Por
  • Genoveva Crespo.

'Patria' y la libertad

Gracias a la recomendación temprana de lectores ‘privilegiados’, tuve la suerte de saber de ‘Patria’ en los primeros días de septiembre. Como a tantos miles de lectores que ya atesora Fernando Aramburu, apenas me duró unos días, pero esa lectura pronta me ha permitido disfrutar con avidez de cada línea escrita sobre el libro en estos dos meses. Ese conocimiento dificulta decir algo original. La novela es formidable e imprescindible, y lleva la justicia poética a ese infierno al que nos ha sometido durante casi medio siglo el terrorismo de ETA.


Contra esa asfixia se rebela, con la llave de la verdad de las mentiras que concede la literatura, Fernando Aramburu en un ejercicio extraordinario de libertad. Aramburu nunca ha buscado ser conveniente en un entorno en el que esa actitud te podía costar la vida y no se ha permitido dejar de mirar y de ver. Ya lo había hecho en sus libros anteriores, pero lo culmina en esas 600 páginas llenas de sufrimiento, silencios, infamias, complicidades, dolor… y un soplo de esperanza.


Por eso ha impactado tanto: porque hace ver lo que tantas veces resulta más cómodo obviar, y apela a lo más íntimo de nuestra conciencia. A través de la magia de una novela, Aramburu nos pone frente a la responsabilidad moral de ejercer nuestras obligaciones cívicas.

Esta semana ha vuelto a la Universidad de Zaragoza, en la que estudió, y nos ha contado, junto a su declaración de amor a nuestra ciudad, la necesidad que sentía de dar testimonio de lo vivido y, con el don de la palabra, evitar que prevalezca el discurso de los violentos.

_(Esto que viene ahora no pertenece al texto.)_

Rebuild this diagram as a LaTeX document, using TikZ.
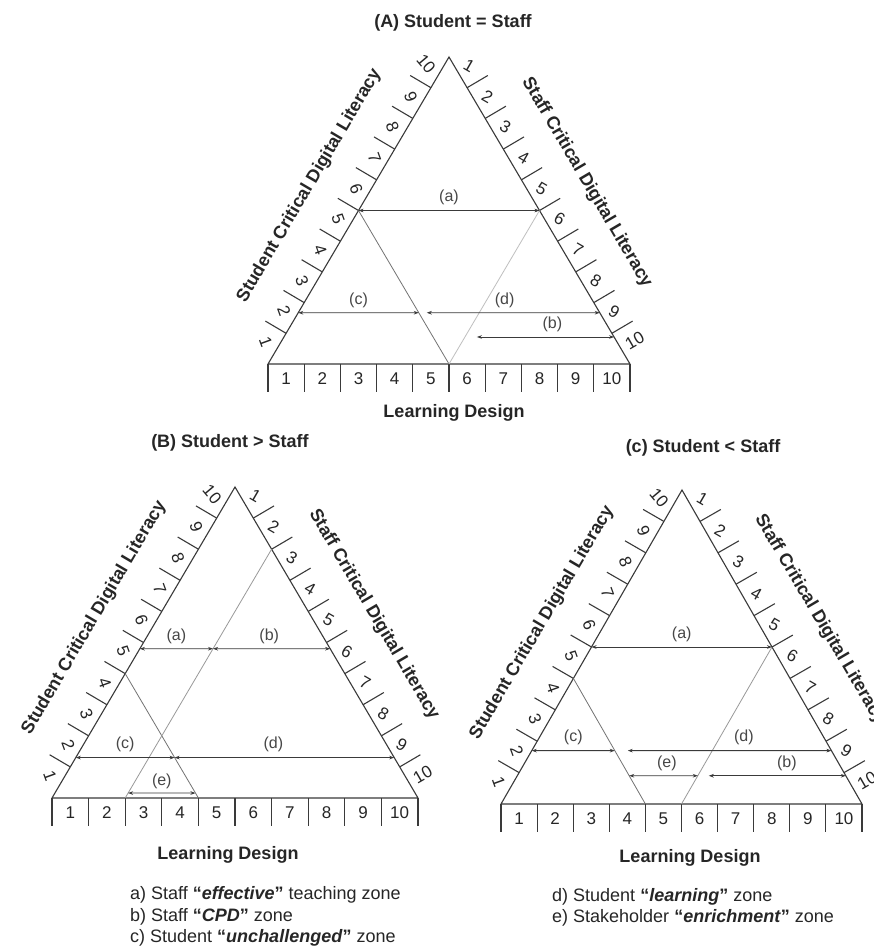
\documentclass[tikz,border=0pt]{standalone}
\usepackage{fontspec}
\setmainfont{Liberation Sans}
\usetikzlibrary{calc,arrows.meta}
\definecolor{ink}{HTML}{262626}
\definecolor{lineink}{HTML}{3A3A3A}
\newcommand{\setfs}[1]{\fontsize{#1}{#1}\selectfont}
\tikzset{
  side/.style={draw=lineink, line width=1.1pt, line join=miter},
  tick/.style={draw=lineink, line width=1.1pt},
  num/.style={inner sep=0pt, text=ink, font=\setfs{17pt}},
  sidelab/.style={inner sep=0pt, text=ink, font=\setfs{18pt}\bfseries},
  ttl/.style={inner sep=0pt, text=ink, font=\setfs{18pt}\bfseries},
  leg/.style={inner sep=0pt, text=ink, font=\setfs{18pt}},
  zarr/.style={draw=lineink, line width=0.8pt,
     {Stealth[length=5pt,width=3.6pt]}-{Stealth[length=5pt,width=3.6pt]}},
  zlab/.style={inner sep=1pt, text=ink!85, font=\setfs{16pt}},
  innerA/.style={draw=black!55, line width=0.8pt},
  innerB/.style={draw=black!25, line width=0.8pt},
}
\newcommand{\drawscaletri}[1]{%
  \draw[side] (#1L) -- (#1T) -- (#1R) -- cycle;
  \foreach \k in {1,...,9}{
    \pgfmathsetmacro{\fk}{\k/10}
    \coordinate (#1lt\k) at ($(#1L)!\fk!(#1T)$);
    \coordinate (#1lo\k) at ($(#1lt\k)!24pt!90:(#1T)$);
    \draw[tick] (#1lt\k) -- (#1lo\k);
    \coordinate (#1rt\k) at ($(#1T)!\fk!(#1R)$);
    \coordinate (#1ro\k) at ($(#1rt\k)!24pt!90:(#1R)$);
    \draw[tick] (#1rt\k) -- (#1ro\k);
  }
  \foreach \k in {0,...,10}{
    \pgfmathsetmacro{\fk}{\k/10}
    \coordinate (#1b\k) at ($(#1L)!\fk!(#1R)$);
    \coordinate (#1bo\k) at ($(#1b\k)+(0,28)$);
    \draw[tick] (#1b\k) -- (#1bo\k);
  }
  \foreach \k in {1,...,10}{
    \pgfmathsetmacro{\fr}{(\k-0.5)/10}
    \pgfmathsetmacro{\rotl}{ifthenelse(\k==10,-50,-70)}
    \pgfmathsetmacro{\rotr}{ifthenelse(\k==10,30,-30)}
    \pgfmathsetmacro{\off}{ifthenelse(\k==10,16,13)}
    \coordinate (#1lc\k) at ($(#1L)!\fr!(#1T)$);
    \node[num, rotate=\rotl] (#1ln\k) at ($(#1lc\k)!\off pt!90:(#1T)$) {\k};
    \coordinate (#1rc\k) at ($(#1T)!\fr!(#1R)$);
    \node[num, rotate=\rotr] (#1rn\k) at ($(#1rc\k)!\off pt!90:(#1R)$) {\k};
    \node[num] (#1bn\k) at ($(#1L)!\fr!(#1R)+(0,15)$) {\k};
  }
  \coordinate (#1lm) at ($(#1L)!0.49!(#1T)$);
  \node[sidelab, rotate=59.5] (#1slab) at ($(#1lm)!55pt!90:(#1T)$) {Student Critical Digital Literacy};
  \coordinate (#1rm) at ($(#1T)!0.5!(#1R)$);
  \node[sidelab, rotate=-59.5] (#1srlab) at ($(#1rm)!55pt!90:(#1R)$) {Staff Critical Digital Literacy};
}
\begin{document}
\begin{tikzpicture}[x=1pt,y=-1pt]
\useasboundingbox (0,0) rectangle (874,948);
\fill[white] (0,0) rectangle (874,948);

% triangle corners
\coordinate (AL) at (268,364); \coordinate (AR) at (630,364); \coordinate (AT) at (449,57);
\coordinate (BL) at (52,798);  \coordinate (BR) at (418,798); \coordinate (BT) at (235,487);
\coordinate (CL) at (501,804); \coordinate (CR) at (862,804); \coordinate (CT) at (682,490);

\drawscaletri{A}
\drawscaletri{B}
\drawscaletri{C}

% ---------- inner zone lines ----------
\draw[innerA] (Alt5) -- (Ab5);
\draw[innerB] (Art5) -- (Ab5);
\draw[innerA] (Blt4) -- (Bb4);
\draw[innerA, draw=black!40] (Brt2) -- (Bb2);
\draw[innerA] (Clt4) -- (Cb4);
\draw[innerA, draw=black!40] (Crt5) -- (Cb5);

% ---------- titles ----------
\node[ttl] (titleA) at (453,23) {(A) Student = Staff};
\node[ttl] (titleB) at (230,443) {(B) Student > Staff};
\node[ttl] (titleC) at (703,448) {(c) Student < Staff};
\node[ttl] (ldA) at (454,413) {Learning Design};
\node[ttl] (ldB) at (228,855) {Learning Design};
\node[ttl] (ldC) at (690,858) {Learning Design};

% ---------- arrows A ----------
\coordinate (Aa1) at (Alt5); \coordinate (Aa2) at (Art5);
\coordinate (Ac1) at ($(AL)!0.167!(AT)$);
\coordinate (Ac2) at ($(Ab5)!0.334!(Alt5)$);
\coordinate (Ad1) at ($(Ac2)+(8,0)$);
\coordinate (Ad2) at ($(AR)!0.167!(AT)$);
\coordinate (Ab1x) at ($(Ab5)!0.176!(Art5)+(12,0)$);
\coordinate (Ab2x) at ($(AR)!0.088!(AT)$);
\draw[zarr] (Aa1) -- (Aa2) node[zlab, midway, above=4pt] (Alab-a) {(a)};
\draw[zarr] (Ac1) -- (Ac2) node[zlab, midway, above=4pt] (Alab-c) {(c)};
\draw[zarr] (Ad1) -- (Ad2) node[zlab, pos=0.45, above=4pt] (Alab-d) {(d)};
\draw[zarr] (Ab1x) -- (Ab2x) node[zlab, pos=0.55, above=4pt] (Alab-b) {(b)};

% ---------- arrows B ----------
\coordinate (Ba1) at ($(BL)!0.48!(BT)$);
\coordinate (Bx1) at ($(Bb2)!0.6!(Brt2)$);
\coordinate (Bb2x) at ($(BR)!0.48!(BT)$);
\coordinate (Bc1) at ($(BL)!0.13!(BT)$);
\coordinate (Bx2) at ($(Bb4)!0.325!(Blt4)$);
\coordinate (Bd2) at ($(BR)!0.13!(BT)$);
\coordinate (Be1) at ($(Bb2)!0.02!(Brt2)$);
\coordinate (Be2) at ($(Bb4)!0.04!(Blt4)$);
\draw[zarr] (Ba1) -- (Bx1) node[zlab, midway, above=4pt] (Blab-a) {(a)};
\draw[zarr] (Bx1) -- (Bb2x) node[zlab, pos=0.48, above=4pt] (Blab-b) {(b)};
\draw[zarr] (Bc1) -- (Bx2) node[zlab, midway, above=4pt] (Blab-c) {(c)};
\draw[zarr] (Bx2) -- (Bd2) node[zlab, pos=0.45, above=4pt] (Blab-d) {(d)};
\draw[zarr] (Be1) -- (Be2) node[zlab, midway, above=3pt] (Blab-e) {(e)};

% ---------- arrows C ----------
\coordinate (Cc1) at ($(CL)!0.17!(CT)$);
\coordinate (Cc2) at ($(Cb4)!0.425!(Clt4)$);
\coordinate (Cd1) at ($(Cc2)+(13,0)$);
\coordinate (Cd2) at ($(CR)!0.17!(CT)$);
\coordinate (Ce1) at ($(Cb4)!0.225!(Clt4)$);
\coordinate (Ce2) at ($(Cb5)!0.18!(Crt5)$);
\coordinate (Cb1x) at ($(Ce2)+(11,0)$);
\coordinate (Cb2x) at ($(CR)!0.09!(CT)$);
\draw[zarr] (Clt5) -- (Crt5) node[zlab, midway, above=4pt] (Clab-a) {(a)};
\draw[zarr] (Cc1) -- (Cc2) node[zlab, midway, above=4pt] (Clab-c) {(c)};
\draw[zarr] (Cd1) -- (Cd2) node[zlab, pos=0.57, above=4pt] (Clab-d) {(d)};
\draw[zarr] (Ce1) -- (Ce2) node[zlab, pos=0.55, above=4pt] (Clab-e) {(e)};
\draw[zarr] (Cb1x) -- (Cb2x) node[zlab, pos=0.57, above=4pt] (Clab-b) {(b)};

% ---------- legend ----------
\node[leg, anchor=west] (leg-a) at (130,895) {a) Staff \textbf{“\textit{effective}”} teaching zone};
\node[leg, anchor=west] (leg-b) at (130,917) {b) Staff \textbf{“\textit{CPD}”} zone};
\node[leg, anchor=west] (leg-c) at (130,938) {c) Student \textbf{“\textit{unchallenged}”} zone};
\node[leg, anchor=west] (leg-d) at (552,897) {d) Student \textbf{“\textit{learning}”} zone};
\node[leg, anchor=west] (leg-e) at (552,918) {e) Stakeholder \textbf{“\textit{enrichment}”} zone};
\end{tikzpicture}
\end{document}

Coincidiendo con el paso de Aramburu por Zaragoza, Donald Trump ganaba las elecciones a la presidencia de Estados Unidos y un halo de temor se ha adueñado del ambiente. Por supuesto, por el poder que desde la Casa Blanca puede ejercer un personaje así sobre el mundo. Pero, también, por la reiteración de la tendencia extendida por todo el planeta de rechazar a los poderes establecidos, sean del signo que sean, a los que se achaca el aumento de la desigualdad y el empobrecimiento de las clases medias, hasta ahora ejes de las democracias occidentales.


Desde luego, no faltan motivos para el descontento. Pero, a la vez, volviendo al espíritu Aramburu, eso no conduce obligatoriamente a convertir en salvadores a Trump o Le Pen. Ni a la resignación, ni a estar con el que más grita o con el que te dice lo que quieres oír, en esa ‘visión en túnel’ a la que conduce la turbulencia digital. Una ‘visión’ que, como explican los expertos, provoca audiencias segmentadas, en las que solo escuchas a tus ídolos, sin la incomodidad del contraste de pareceres, tal que si la política fuera una religión. Y, como nos recordó también recientemente en su conferencia en Zaragoza José Antonio Zarzalejos, alimentados por medios muy alejados de las buenas praxis periodísticas, y practicando además, desde la impunidad que facilitan las redes, el abatimiento de cualquiera que piense distinto.


Coordenadas como las presentes no las superaremos con fariseísmos ni con recetas simples que dicen estar al servicio de los que menos tienen, como esa última ocurrencia de la ‘huelga de deberes’, y que, solo por las buenas intenciones de quienes las enuncian, los demás ya ‘deberíamos’ considerar acertadas. Hace falta mucho más y no sobrarán el esfuerzo, el coraje cívico y, en definitiva, un sano ejercicio de la libertad, molestias incluidas.